Before the contemporary East-meets-West décor had a chance to make a first impression, the beaming smile of our waitress, Rebecca, stole in there and set the tone. Happy and helpful throughout the evening, she showed us to one of the handful of open booths that line the side of the restaurant. Here, we ordered a potent pair of cocktails, and took in the Eurasian fusion of old and new in the exposed brick, opulent jade-and-gold painted ceilings, Parisian café furniture, and modern oriental art. It’s a crossover of cultures that sits in harmony with the building, up at the increasingly foody top end of Bold Street.
As the drinks arrived, we were treated to more of the style and substance that runs through Miyagi. The Smoked Plum Old Fashioned comes bottled, entombed in a crushed-ice casket, and ready to be poured over a frozen ball that could stop the gobbiest of gobs. And to match the spectacle, a real punch of oaky, smoky syrup, fresh from Madison Avenue via Mount Fuji. Maybe. The Miygoni is a fresh and zesty hit of an apéritif, and the perfect primer for the pick ‘n’ mix that follows.

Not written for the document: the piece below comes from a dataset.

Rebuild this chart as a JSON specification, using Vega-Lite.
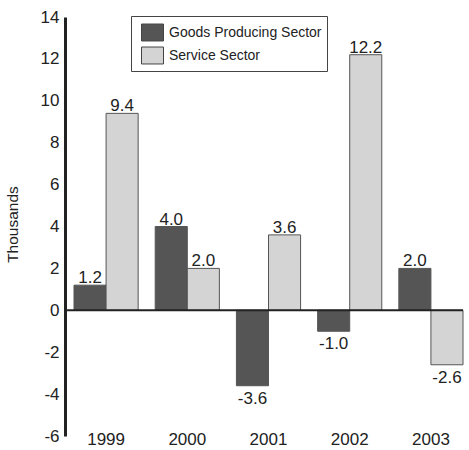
{
  "$schema": "https://vega.github.io/schema/vega-lite/v6.json",
  "width": 398,
  "height": 419,
  "autosize": "none",
  "padding": {"left": 65, "top": 17, "right": 6, "bottom": 14},
  "background": "white",
  "config": {
    "view": {"stroke": null},
    "font": "Liberation Sans",
    "locale": {"number": {"decimal": ".", "thousands": ",", "grouping": [3], "currency": ["$", ""], "minus": "-"}}
  },
  "data": {
    "values": [
      {"year": "1999", "sector": "Goods Producing Sector", "value": 1.2},
      {"year": "1999", "sector": "Service Sector", "value": 9.4},
      {"year": "2000", "sector": "Goods Producing Sector", "value": 4.0},
      {"year": "2000", "sector": "Service Sector", "value": 2.0},
      {"year": "2001", "sector": "Goods Producing Sector", "value": -3.6},
      {"year": "2001", "sector": "Service Sector", "value": 3.6},
      {"year": "2002", "sector": "Goods Producing Sector", "value": -1.0},
      {"year": "2002", "sector": "Service Sector", "value": 12.2},
      {"year": "2003", "sector": "Goods Producing Sector", "value": 2.0},
      {"year": "2003", "sector": "Service Sector", "value": -2.6}
    ]
  },
  "layer": [
    {
      "mark": {"type": "bar", "stroke": "#555555", "strokeWidth": 1},
      "encoding": {
        "x": {
          "field": "year", "type": "nominal",
          "scale": {"range": [9, 398], "paddingInner": 0.21, "paddingOuter": 0},
          "axis": {"title": null, "ticks": false, "domain": false, "labelAngle": 0, "labelFontSize": 17, "labelColor": "#222222", "labelBaseline": "middle", "labelPadding": 3}
        },
        "xOffset": {"field": "sector", "type": "nominal", "sort": ["Goods Producing Sector", "Service Sector"]},
        "y": {
          "field": "value", "type": "quantitative",
          "scale": {"domain": [-6, 14], "nice": false, "zero": false},
          "axis": {
            "title": "Thousands", "titleFontSize": 15.5, "titleFontWeight": "normal", "titleColor": "#222222",
            "titleX": -53, "titleY": 207, "titleBaseline": "middle",
            "values": [-6, -4, -2, 0, 2, 4, 6, 8, 10, 12, 14], "format": "d",
            "grid": false, "ticks": false, "domainColor": "#222222", "domainWidth": 3,
            "labelFontSize": 17, "labelColor": "#222222", "labelPadding": 6
          }
        },
        "color": {
          "field": "sector", "type": "nominal",
          "scale": {"domain": ["Goods Producing Sector", "Service Sector"], "range": ["#555555", "#d4d4d4"]},
          "legend": {
            "title": null, "orient": "none", "legendX": 66, "legendY": -1,
            "strokeColor": "#444444", "padding": 5, "symbolOffset": 5,
            "symbolType": "M-1,-0.77H1V0.77H-1Z", "symbolSize": 484,
            "symbolStrokeColor": "#444444", "symbolStrokeWidth": 1,
            "labelFontSize": 14, "labelColor": "#222222", "labelOffset": 5, "rowPadding": 1
          }
        }
      }
    },
    {
      "data": {"values": [{"zero": 0}]},
      "mark": {"type": "rule", "color": "#222222", "strokeWidth": 2},
      "encoding": {"y": {"field": "zero", "type": "quantitative"}}
    },
    {
      "transform": [{"filter": "datum.value >= 0"}],
      "mark": {"type": "text", "baseline": "alphabetic", "dy": -2, "fontSize": 17, "color": "#222222"},
      "encoding": {
        "x": {"field": "year", "type": "nominal"},
        "xOffset": {"field": "sector", "type": "nominal", "sort": ["Goods Producing Sector", "Service Sector"]},
        "y": {"field": "value", "type": "quantitative"},
        "text": {"field": "value", "type": "quantitative", "format": ".1f"}
      }
    },
    {
      "transform": [{"filter": "datum.value < 0"}],
      "mark": {"type": "text", "baseline": "top", "dy": 5, "fontSize": 17, "color": "#222222"},
      "encoding": {
        "x": {"field": "year", "type": "nominal"},
        "xOffset": {"field": "sector", "type": "nominal", "sort": ["Goods Producing Sector", "Service Sector"]},
        "y": {"field": "value", "type": "quantitative"},
        "text": {"field": "value", "type": "quantitative", "format": ".1f"}
      }
    }
  ]
}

On trend, the dishes arrive as and when they’re ready, and soon enough a beautifully-plated picnic filled our table. Staple starter, Tempura Tiger Prawns are huge, juicy morsels, generously encased in a crisp crunch that sings of seaside, while the Mixed Yakitori trio of skewers shows off charred chunks of teriyaki beef, glazed chicken, and minted lamb, a scattering of sesame and soy allowing the meats to speak for themselves. And speak they do: fluent Japanese with a slight Scouse twang.

The Fried Crispy Duck Gyoza are a delightful way to dine on Daffy or Donald: pockets of superbly seasoned shredded duck – all the better for their buttery bite – really fly after a dip in the accompanying pool of hoi sin, with its treacled burst of star anise.

Bao Buns with Robata Grilled Beef make for a decadent alternative to a burger: the meltingly rare fillet is a treat when sandwiched into the glutinous steamed rolls, along with the light, ginger-dressed salad and the homely heat of wasabi and nori sauce. These can really take a bao.

Sides of al dente Asian Greens and mixed Samurai Fries are elevated by spice, seeds and a Kimchi Mayo that cracks quite a fire. Meanwhile, the suitably-sized wine list will give pleasure to the pickiest palates – we wet our whistles with white: a very reasonable French Sauvignon that balanced and cleansed with mineral and gooseberry chords.

With the menu offering a dictionary of delights, we were disappointed to fill up, missing out on amongst others, Ramen, Laksa, Suckling Belly Pork, and Grilled Seabass. Options are alluring enough to merit several return visits: judging on the plates we sampled, it would be difficult to go wrong. Room, though, is always reserved in this belly for something sweet, and the occupant was delivered in the form of Passionfruit and Mango Brûlée, a coffee cup teeming with textures: shards of sugar against a custard both rich and tropically zinging, complimented by the savoury crumble of a dainty green tea biscuit. Clever, tasty, respectful: it can visit again any time.

To walk off the feast, we tackled the stairs and had a nosey around the first floor, where neon strips and anime prints deliver a karate chop that might floor Mr Miyagi himself. Here, diners are transported to 21st century Tokyo through adventurous design, fizzing with dynamism and inviting revelry. It’s a surprise indicative of the Miyagi experience: bold – often brilliant – bullet points punctuating pages of well-preserved poems.